If you are Neil Doncaster, the much-maligned CEO of the Scottish Professional Football League, you are a very relieved man today.

With Doncaster and the SPFL announcing a new league sponsor in the shape of Ladbrokes, the betting giant, a very public and distracting monkey has just been wrenched off this football administrator's back.

With Scottish football in decline in recent years, in large measure due to the liquidation of Rangers FC, few companies had been willing to sponsor the league. And Doncaster has carried the can for it.

This CEO has been routinely trashed and abused, being called everything from "inept" to "incompetent" and worse. The lack of a league title sponsor was forever held up as evidence of Doncaster's inadequacy and, for some, the grounds for his dismissal from his position.

All the while Doncaster has sailed serenely on, well-suited and wearing the close-cropped hairstyle of a latter-day Mod, ever able to beam brightly while all hell was breaking around him.

In a barren period for the Scottish game it has been an inexact science trying to pin down precisely what Doncaster has got wrong, or where he failed. In its stricken state, few large companies wanted to come near Scottish football.

That being said, there has definitely been something of the "Teflon man" about the way Doncaster has prevailed in office. Sometimes it seemed the financial disintegration of the SPFL itself would leave its CEO unscathed and unmarked.

After two sponsor-less years, the Ladbrokes gig which Doncaster has at long last managed to pull off is a relief, though it is hardly a bumper deal.

Ladbrokes are putting up £4m over two years for Scottish football - meaning the game can meet its costs, but will hardly be flush.

I know comparisons are odious, but Barclays currently pay £40m per year to sponsor the Premier League in England - a sum 20 times what the Scottish game will receive. Meanwhile Samsung, Ford, Mastercard and Diageo are all said to be vying for the Barclays/EPL deal when it expires in 2016.

No such jostling has taken place over Scottish football. It is an old story: the Scottish game is wonderful, local, and full of cultural significance and rich narrative. But lucrative it is not.

Some are highlighting the apparent "irony" of a betting firm entering the ring, when there have been well-reported cases recently of professional footballers in Scotland getting into trouble for placing a bet.

Right now the rules are, if a Scottish footballer wants to place a fun bet on a team in Outer Mongolia, he'll have the book thrown at him.

It seems the betting money from Ladbrokes is almost worshipped. But betting itself within the game is deplored.

Yet there is only so far you can take this "contradiction". Such sponsorship deals are essentially for the public to see, not for the players themselves. Booze companies have sponsored football clubs for years - Tennent's, Carling, Magners, you name it - yet drinking is largely forbidden within our stadiums.

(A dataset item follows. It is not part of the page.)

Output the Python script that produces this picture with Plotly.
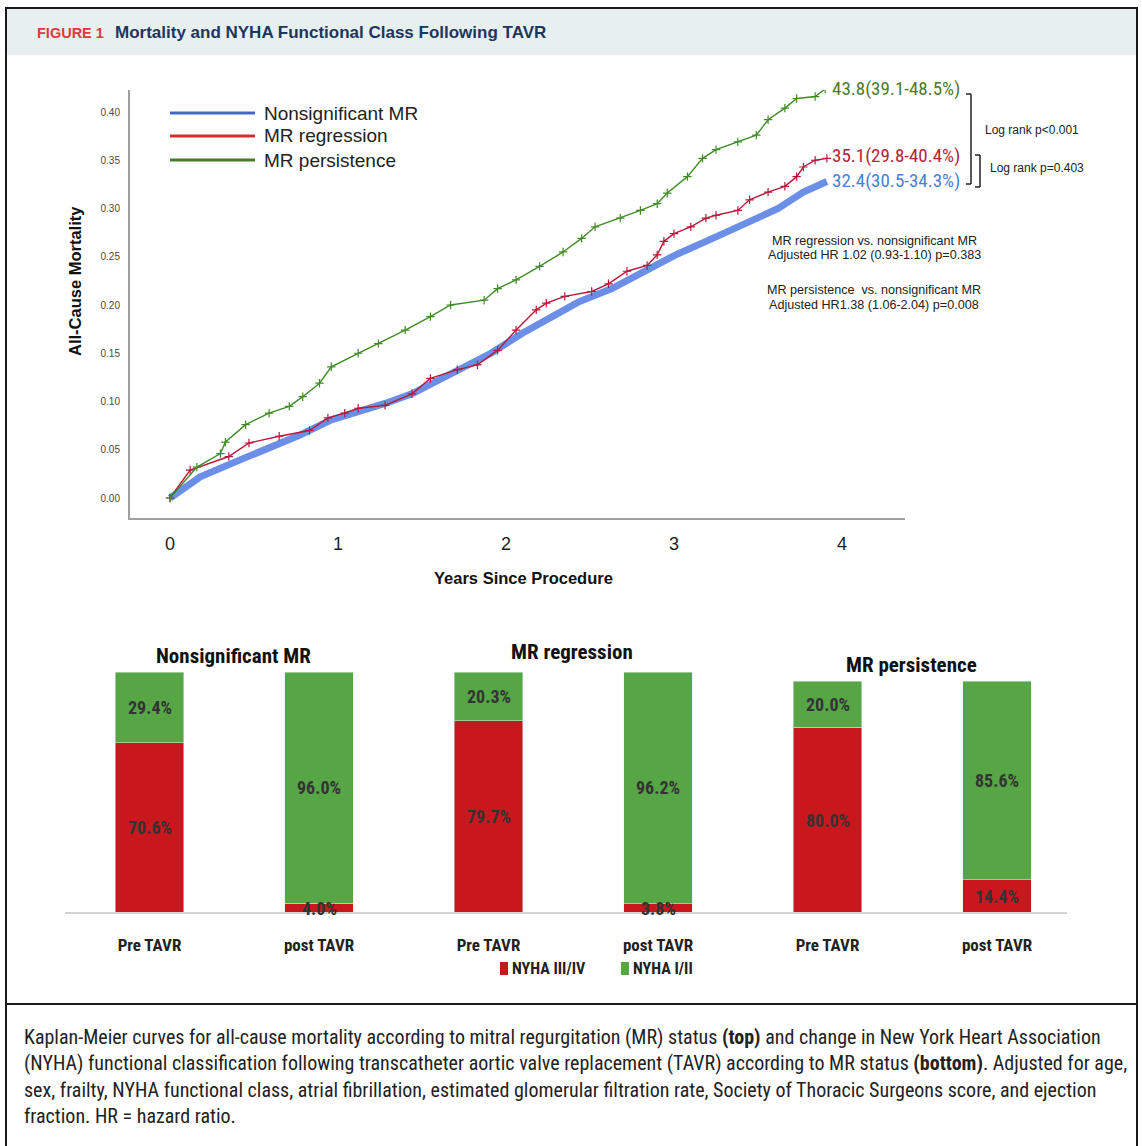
import plotly.graph_objects as go

W, H = 1142, 1146


def px(x):
    return x / W


def py(y):
    return 1 - y / H


# ---- Kaplan-Meier cumulative all-cause mortality --------------------------
years_nonsig = [0, 0.18, 0.41, 0.61, 0.77, 0.96, 1.12, 1.28, 1.44, 1.59, 1.75, 1.91,
                2.10, 2.30, 2.43, 2.63, 2.82, 3.01, 3.23, 3.45, 3.62, 3.77, 3.91]
mort_nonsig = [0, 0.022, 0.039, 0.053, 0.065, 0.081, 0.089, 0.098, 0.108, 0.122, 0.136, 0.150,
               0.171, 0.190, 0.203, 0.217, 0.235, 0.252, 0.269, 0.286, 0.300, 0.317, 0.328]

years_regr = [0, 0.12, 0.35, 0.47, 0.65, 0.83, 0.94, 1.04, 1.12, 1.28, 1.44, 1.55, 1.71, 1.83,
              1.95, 2.06, 2.18, 2.24, 2.35, 2.51, 2.61, 2.72, 2.84, 2.90, 2.94, 3.00, 3.10,
              3.19, 3.25, 3.38, 3.45, 3.56, 3.66, 3.73, 3.77, 3.84, 3.91]
mort_regr = [0, 0.029, 0.043, 0.057, 0.064, 0.070, 0.083, 0.088, 0.093, 0.096, 0.108, 0.124,
             0.133, 0.138, 0.153, 0.174, 0.195, 0.202, 0.209, 0.214, 0.222, 0.235, 0.241,
             0.252, 0.266, 0.274, 0.281, 0.290, 0.293, 0.298, 0.309, 0.317, 0.323, 0.333,
             0.343, 0.350, 0.352]

years_pers = [0, 0.16, 0.30, 0.33, 0.45, 0.59, 0.71, 0.79, 0.89, 0.96, 1.12, 1.24, 1.40, 1.55,
              1.67, 1.87, 1.95, 2.06, 2.20, 2.34, 2.45, 2.53, 2.68, 2.80, 2.90, 2.96, 3.08,
              3.17, 3.25, 3.38, 3.49, 3.56, 3.66, 3.73, 3.84, 3.90]
mort_pers = [0, 0.032, 0.046, 0.058, 0.076, 0.088, 0.095, 0.105, 0.119, 0.136, 0.150, 0.160,
             0.174, 0.188, 0.200, 0.205, 0.217, 0.226, 0.240, 0.255, 0.269, 0.281, 0.290,
             0.298, 0.305, 0.316, 0.333, 0.352, 0.361, 0.369, 0.376, 0.392, 0.404, 0.414,
             0.416, 0.424]

series_names = ["Nonsignificant MR", "MR regression", "MR persistence"]
end_labels = ["32.4(30.5-34.3%)", "35.1(29.8-40.4%)", "43.8(39.1-48.5%)"]
year_ticks = [0, 1, 2, 3, 4]
mort_ticks = [0.00, 0.05, 0.10, 0.15, 0.20, 0.25, 0.30, 0.35, 0.40]

# ---- NYHA functional class before / after TAVR ---------------------------
groups = ["Nonsignificant MR", "MR regression", "MR persistence"]
timepoints = ["Pre TAVR", "post TAVR"]
nyha_3_4 = [[70.6, 4.0], [79.7, 3.8], [80.0, 14.4]]
nyha_1_2 = [[29.4, 96.0], [20.3, 96.2], [20.0, 85.6]]

# ---- styling --------------------------------------------------------------
SANS = "Liberation Sans, Arial, sans-serif"
NARROW = "Liberation Sans Narrow, Arial Narrow, Roboto Condensed, sans-serif"
CURVE_COLORS = ["#6b8fe6", "#b8183c", "#3f8c26"]
LEGEND_COLORS = ["#4466c8", "#d43030", "#4a7a2a"]
LABEL_COLORS = ["#4a7fd6", "#b3243a", "#4f7a2e"]
RED, GREEN = "#c9181d", "#56a646"

fig = go.Figure()

# Kaplan-Meier curves
curve_data = [(years_nonsig, mort_nonsig), (years_regr, mort_regr), (years_pers, mort_pers)]
for i, (xs, ys) in enumerate(curve_data):
    if i == 0:
        fig.add_trace(go.Scatter(x=xs, y=ys, mode="lines", name=series_names[i],
                                 line=dict(color=CURVE_COLORS[i], width=7),
                                 xaxis="x", yaxis="y"))
    else:
        fig.add_trace(go.Scatter(x=xs, y=ys, mode="lines+markers", name=series_names[i],
                                 line=dict(color=CURVE_COLORS[i], width=1.4),
                                 marker=dict(symbol="cross-thin", size=6,
                                             line=dict(color=CURVE_COLORS[i], width=1.2)),
                                 xaxis="x", yaxis="y"))

# stacked NYHA bars, one subplot per MR group
bar_axes = ["2", "3", "4"]
for g, ax in enumerate(bar_axes):
    fig.add_trace(go.Bar(x=timepoints, y=nyha_3_4[g], name="NYHA III/IV", marker_color=RED,
                         xaxis="x" + ax, yaxis="y" + ax))
    fig.add_trace(go.Bar(x=timepoints, y=nyha_1_2[g], name="NYHA I/II", marker_color=GREEN,
                         xaxis="x" + ax, yaxis="y" + ax))

annotations = []
shapes = []


def note(x, y, text, font, xanchor="left", **kw):
    annotations.append(dict(x=px(x), y=py(y), xref="paper", yref="paper", text=text,
                            showarrow=False, xanchor=xanchor, yanchor="middle",
                            font=font, **kw))


# value labels centred in each bar segment
for g, ax in enumerate(bar_axes):
    for j, tp in enumerate(timepoints):
        lo = nyha_3_4[g][j]
        hi = nyha_1_2[g][j]
        for val, mid in ((lo, lo / 2), (hi, lo + hi / 2)):
            annotations.append(dict(x=tp, y=mid, xref="x" + ax, yref="y" + ax,
                                    text="<b>%.1f%%</b>" % val, showarrow=False,
                                    xanchor="center", yanchor="middle",
                                    font=dict(family=NARROW, size=18, color="#333333")))

# group titles above bars
for text, cx, cy in zip(groups, [233, 572, 912], [656, 652, 665]):
    note(cx, cy, "<b>%s</b>" % text, dict(family=NARROW, size=21, color="#111111"),
         xanchor="center")

# bar legend
for label, color, sx in (("NYHA III/IV", RED, 500), ("NYHA I/II", GREEN, 621)):
    shapes.append(dict(type="rect", xref="paper", yref="paper",
                       x0=px(sx), x1=px(sx + 8), y0=py(975), y1=py(962),
                       fillcolor=color, line=dict(width=0)))
    note(sx + 10, 968, "<b>%s</b>" % label, dict(family=NARROW, size=16, color="#222222"))

# baseline under the bars
shapes.append(dict(type="line", xref="paper", yref="paper", x0=px(65), x1=px(1067),
                   y0=py(913), y1=py(913), line=dict(color="#d2d2d2", width=2)))

# curve legend
for i, ly in enumerate([113, 136, 160]):
    shapes.append(dict(type="line", xref="paper", yref="paper", x0=px(170), x1=px(255),
                       y0=py(ly), y1=py(ly), line=dict(color=LEGEND_COLORS[i], width=3)))
    note(262, ly, series_names[i], dict(family=SANS, size=19, color="#222222"))

# end-of-follow-up estimates
for i, ly in enumerate([181, 155, 88]):
    note(830, ly, end_labels[i], dict(family=NARROW, size=19, color=LABEL_COLORS[i]))

# log-rank brackets
for bx, top, bot in ((971, 94, 184), (980, 155, 187)):
    for seg in ((bx, top, bx, bot), (bx - 5, top, bx, top), (bx - 5, bot, bx, bot)):
        shapes.append(dict(type="line", xref="paper", yref="paper",
                           x0=px(seg[0]), y0=py(seg[1]), x1=px(seg[2]), y1=py(seg[3]),
                           line=dict(color="#222222", width=1.5)))
for text, tx, ty in (("Log rank p<0.001", 983, 130), ("Log rank p=0.403", 988, 168)):
    note(tx, ty, text, dict(family=SANS, size=12, color="#222222"))

# adjusted hazard ratios
for text, ty in (("MR regression vs. nonsignificant MR", 241),
                 ("Adjusted HR 1.02 (0.93-1.10) p=0.383", 255),
                 ("MR persistence  vs. nonsignificant MR", 290),
                 ("Adjusted HR1.38 (1.06-2.04) p=0.008", 305)):
    note(874, ty, text, dict(family=SANS, size=12.6, color="#222222"), xanchor="center")

# axis titles
note(75, 281, "<b>All-Cause Mortality</b>", dict(family=SANS, size=16.5, color="#111111"),
     xanchor="center", textangle=-90)
note(523, 578, "<b>Years Since Procedure</b>", dict(family=SANS, size=16.5, color="#111111"),
     xanchor="center")

# figure header
shapes.append(dict(type="rect", xref="paper", yref="paper", x0=px(6), x1=px(1137),
                   y0=py(55), y1=py(8), fillcolor="#e8f0ef", line=dict(width=0), layer="below"))
note(35, 33, "<b>FIGURE 1</b>", dict(family=SANS, size=14.5, color="#e2383c"))
note(113, 33, "<b>Mortality and NYHA Functional Class Following TAVR</b>",
     dict(family=SANS, size=17, color="#1c3660"))

# frame
shapes.append(dict(type="rect", xref="paper", yref="paper", x0=px(6), x1=px(1137),
                   y0=py(1160), y1=py(8), line=dict(color="#1a1a1a", width=2)))
shapes.append(dict(type="line", xref="paper", yref="paper", x0=px(6), x1=px(1137),
                   y0=py(1004), y1=py(1004), line=dict(color="#1a1a1a", width=2)))

# caption
caption_lines = [
    "Kaplan-Meier curves for all-cause mortality according to mitral regurgitation (MR) status "
    "<b>(top)</b> and change in New York Heart Association",
    "(NYHA) functional classification following transcatheter aortic valve replacement (TAVR) "
    "according to MR status <b>(bottom)</b>. Adjusted for age,",
    "sex, frailty, NYHA functional class, atrial fibrillation, estimated glomerular filtration "
    "rate, Society of Thoracic Surgeons score, and ejection",
    "fraction. HR = hazard ratio.",
]
for k, line in enumerate(caption_lines):
    note(22, 1037 + 26.4 * k, line, dict(family=NARROW, size=20, color="#222222"))

# axes
x_px0, x_scale = 170, 168.0  # pixel of year 0, pixels per year
layout_axes = dict(
    xaxis=dict(domain=[px(130), px(905)], anchor="y",
               range=[(130 - x_px0) / x_scale, (905 - x_px0) / x_scale],
               tickvals=year_ticks, ticktext=[str(t) for t in year_ticks],
               showline=True, linecolor="#a0a0a0", linewidth=2, ticks="",
               showgrid=False, zeroline=False, ticklabelstandoff=8,
               tickfont=dict(family=SANS, size=18, color="#222222")),
    yaxis=dict(domain=[py(518), py(90)], anchor="x", range=[-0.0207, 0.4228],
               tickvals=mort_ticks, ticktext=["%.2f" % v for v in mort_ticks],
               showline=True, linecolor="#a0a0a0", linewidth=2, ticks="",
               showgrid=False, zeroline=False, ticklabelstandoff=6,
               tickfont=dict(family=SANS, size=10, color="#4a4a4a")),
)
bar_xdomains = [(64.75, 403.75), (403.75, 742.75), (742.75, 1081.75)]
bar_tops = [672, 672, 681]
for g, ax in enumerate(bar_axes):
    x0, x1 = bar_xdomains[g]
    layout_axes["xaxis" + ax] = dict(domain=[px(x0), px(x1)], anchor="y" + ax,
                                     type="category", showline=False, ticks="",
                                     showgrid=False, zeroline=False, ticklabelstandoff=20,
                                     tickvals=timepoints,
                                     ticktext=["<b>%s</b>" % t for t in timepoints],
                                     tickfont=dict(family=NARROW, size=17, color="#222222"))
    layout_axes["yaxis" + ax] = dict(domain=[py(913), py(bar_tops[g])], anchor="x" + ax,
                                     range=[0, 100], visible=False)

fig.update_layout(
    width=W, height=H, margin=dict(l=0, r=0, t=0, b=0),
    paper_bgcolor="white", plot_bgcolor="white", showlegend=False,
    barmode="stack", bargap=0.593,
    annotations=annotations, shapes=shapes,
    **layout_axes,
)

fig.write_html("out.html")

No-one need look for consistency as such. The game just wants the money.

So you are off the hook yet again, Mr Doncaster. Rest easy while you can. Another crisis, most surely, will loom.

Also

To be duped once - by Craig Whyte - was bad enough. In fact, it was disastrous.

To be duped a second time - by Charles Green - only rubbed salt into a gaping wound.

I now notice a number of Rangers fans are feeling a bit queasy about the relative inaction of Dave King and co, as a third reputed "saviour" has taken up the Ibrox reigns.

I have no real beef with King. I do not deem him "fit and proper" as the SFA regulations stand, but this is next to irrelevant. Either in the boardroom, or outside it, King is the new Ibrox power.

He does need time, to assess the club, to do a stock-take, and to work out what to do. All of that should be granted. Moreover, right now, King doesn't even know which division Rangers will be playing in next season.

But where exactly is his investment? And how much will it be? And who, in terms of his financial sources, are the key players?

After all that has gone, there is a justified wariness among the Ibrox faithful.